* _AIM_:
Omit every picture, and retype the lines that run from the beginning of the data below through the line containing "p.title.standoff = 44", inclusive.
— Start of GIVEN INFORMATION —
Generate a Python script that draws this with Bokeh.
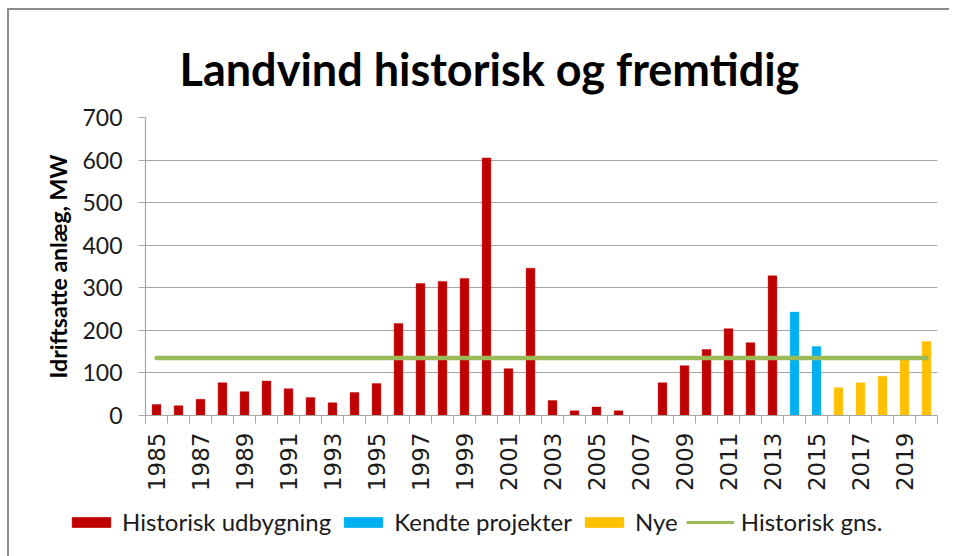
import math
from bokeh.plotting import figure
from bokeh.layouts import column
from bokeh.models import Range1d, FixedTicker, Legend, LegendItem
from bokeh.embed import file_html
from bokeh.resources import INLINE

title_text = "Landvind historisk og fremtidig"
y_label = "Idriftsatte anlæg, MW"

hist_years = list(range(1985, 2014))
hist_values = [26, 23, 38, 77, 56, 81, 63, 42, 30, 54,
               75, 216, 310, 315, 322, 605, 110, 346, 35, 11,
               20, 11, 0, 77, 117, 155, 204, 171, 328]
known_years = [2014, 2015]
known_values = [243, 162]
new_years = [2016, 2017, 2018, 2019, 2020]
new_values = [65, 77, 92, 133, 174]
avg_value = 135
all_years = list(range(1985, 2021))
y_ticks = [0, 100, 200, 300, 400, 500, 600, 700]
x_label_years = list(range(1985, 2021, 2))
legend_labels = ["Historisk udbygning", "Kendte projekter", "Nye", "Historisk gns."]

RED = "#C00000"
BLUE = "#00B0F0"
YELLOW = "#FFC000"
GREEN = "#9BBB59"
GRID = "#A6A6A6"
TXT = "#1a1a1a"

p = figure(frame_width=792, frame_height=298, output_backend="svg", toolbar_location=None,
           x_range=Range1d(all_years[0] - 0.5, all_years[-1] + 0.5),
           y_range=Range1d(0, 700),
           min_border_left=136, min_border_right=12, min_border_top=107, min_border_bottom=85)
p.outline_line_color = None
p.background_fill_color = "white"

p.title.text = title_text
p.title.text_font = "Lato"
p.title.text_font_style = "bold"
p.title.text_font_size = "45px"
p.title.text_line_height = 0.85
p.title.align = "left"
p.title.offset = 34
p.title.text_color = "black"
p.title.standoff = 44

w = 0.4
p.vbar(x=hist_years, top=hist_values, width=w, bottom=0, fill_color=RED, line_color=RED, line_alpha=0.4)
p.vbar(x=known_years, top=known_values, width=w, bottom=0, fill_color=BLUE, line_color=BLUE, line_alpha=0.4)
p.vbar(x=new_years, top=new_values, width=w, bottom=0, fill_color=YELLOW, line_color=YELLOW, line_alpha=0.4)
p.line(x=[all_years[0], all_years[-1]], y=[avg_value, avg_value], line_color=GREEN, line_width=4.5, line_cap="round")

p.xgrid.visible = False
p.ygrid.grid_line_color = GRID
p.ygrid.grid_line_width = 1.2
p.ygrid.ticker = FixedTicker(ticks=y_ticks)

xa = p.xaxis[0]
xa.ticker = FixedTicker(ticks=x_label_years, minor_ticks=[y - 0.5 for y in all_years] + [all_years[-1] + 0.5])
xa.major_tick_in = 0
xa.major_tick_out = 0
xa.minor_tick_in = 0
xa.minor_tick_out = 8
xa.minor_tick_line_color = GRID
xa.axis_line_color = GRID
xa.axis_line_width = 1.2
xa.major_label_orientation = math.pi / 2
xa.major_label_text_font = "DejaVu Sans"
xa.major_label_text_font_size = "23px"
xa.major_label_text_color = TXT
xa.major_label_standoff = 9

ya = p.yaxis[0]
ya.ticker = FixedTicker(ticks=y_ticks)
ya.major_tick_in = 0
ya.major_tick_out = 7
ya.minor_tick_out = 0
ya.minor_tick_in = 0
ya.major_tick_line_color = GRID
ya.axis_line_color = GRID
ya.axis_line_width = 1.2
ya.major_label_text_font = "Lato"
ya.major_label_text_font_size = "23px"
ya.major_label_text_color = TXT
ya.major_label_standoff = 16
ya.axis_label = y_label
ya.axis_label_text_font = "Lato"
ya.axis_label_text_font_style = "bold"
ya.axis_label_text_font_size = "23px"
ya.axis_label_text_color = "black"
ya.axis_label_standoff = 7

# legend strip below the chart (its renderers lie outside its empty range)
q = figure(width=940, height=56, output_backend="svg", toolbar_location=None,
           x_axis_type=None, y_axis_type=None, min_border=0,
           x_range=Range1d(0, 1), y_range=Range1d(0, 1))
q.outline_line_color = None
q.xgrid.visible = False
q.ygrid.visible = False
for fig in (p, q):
    try:
        fig.frame_align = False
    except AttributeError:
        pass
lr1 = q.vbar(x=hist_years, top=hist_values, width=0.1, fill_color=RED, line_color=RED)
lr2 = q.vbar(x=known_years, top=known_values, width=0.1, fill_color=BLUE, line_color=BLUE)
lr3 = q.vbar(x=new_years, top=new_values, width=0.1, fill_color=YELLOW, line_color=YELLOW)
lr4 = q.line(x=[all_years[0], all_years[-1]], y=[avg_value, avg_value], line_color=GREEN, line_width=3)

legend = Legend(items=[
    LegendItem(label=legend_labels[0], renderers=[lr1]),
    LegendItem(label=legend_labels[1], renderers=[lr2]),
    LegendItem(label=legend_labels[2], renderers=[lr3]),
    LegendItem(label=legend_labels[3], renderers=[lr4]),
], orientation="horizontal", location=(58, 20))
legend.glyph_width = 48
legend.glyph_height = 12
legend.label_text_font = "Lato"
legend.label_text_font_size = "24px"
legend.label_text_color = TXT
legend.label_standoff = 7
legend.spacing = 8
legend.border_line_color = None
legend.background_fill_alpha = 0
legend.margin = 0
legend.padding = 0
q.add_layout(legend)

layout = column(p, q, spacing=0)
layout.styles = {"border-left": "2px solid #8c8c8c", "border-top": "2px solid #8c8c8c",
                 "margin-left": "7px", "margin-top": "8px"}

open("out.html", "w").write(file_html(layout, INLINE))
— End of GIVEN INFORMATION —
* _THE SOLUTION_:
Generate a Python script that draws this with Bokeh.
import math
from bokeh.plotting import figure
from bokeh.layouts import column
from bokeh.models import Range1d, FixedTicker, Legend, LegendItem
from bokeh.embed import file_html
from bokeh.resources import INLINE

title_text = "Landvind historisk og fremtidig"
y_label = "Idriftsatte anlæg, MW"

hist_years = list(range(1985, 2014))
hist_values = [26, 23, 38, 77, 56, 81, 63, 42, 30, 54,
               75, 216, 310, 315, 322, 605, 110, 346, 35, 11,
               20, 11, 0, 77, 117, 155, 204, 171, 328]
known_years = [2014, 2015]
known_values = [243, 162]
new_years = [2016, 2017, 2018, 2019, 2020]
new_values = [65, 77, 92, 133, 174]
avg_value = 135
all_years = list(range(1985, 2021))
y_ticks = [0, 100, 200, 300, 400, 500, 600, 700]
x_label_years = list(range(1985, 2021, 2))
legend_labels = ["Historisk udbygning", "Kendte projekter", "Nye", "Historisk gns."]

RED = "#C00000"
BLUE = "#00B0F0"
YELLOW = "#FFC000"
GREEN = "#9BBB59"
GRID = "#A6A6A6"
TXT = "#1a1a1a"

p = figure(frame_width=792, frame_height=298, output_backend="svg", toolbar_location=None,
           x_range=Range1d(all_years[0] - 0.5, all_years[-1] + 0.5),
           y_range=Range1d(0, 700),
           min_border_left=136, min_border_right=12, min_border_top=107, min_border_bottom=85)
p.outline_line_color = None
p.background_fill_color = "white"

p.title.text = title_text
p.title.text_font = "Lato"
p.title.text_font_style = "bold"
p.title.text_font_size = "45px"
p.title.text_line_height = 0.85
p.title.align = "left"
p.title.offset = 34
p.title.text_color = "black"
p.title.standoff = 44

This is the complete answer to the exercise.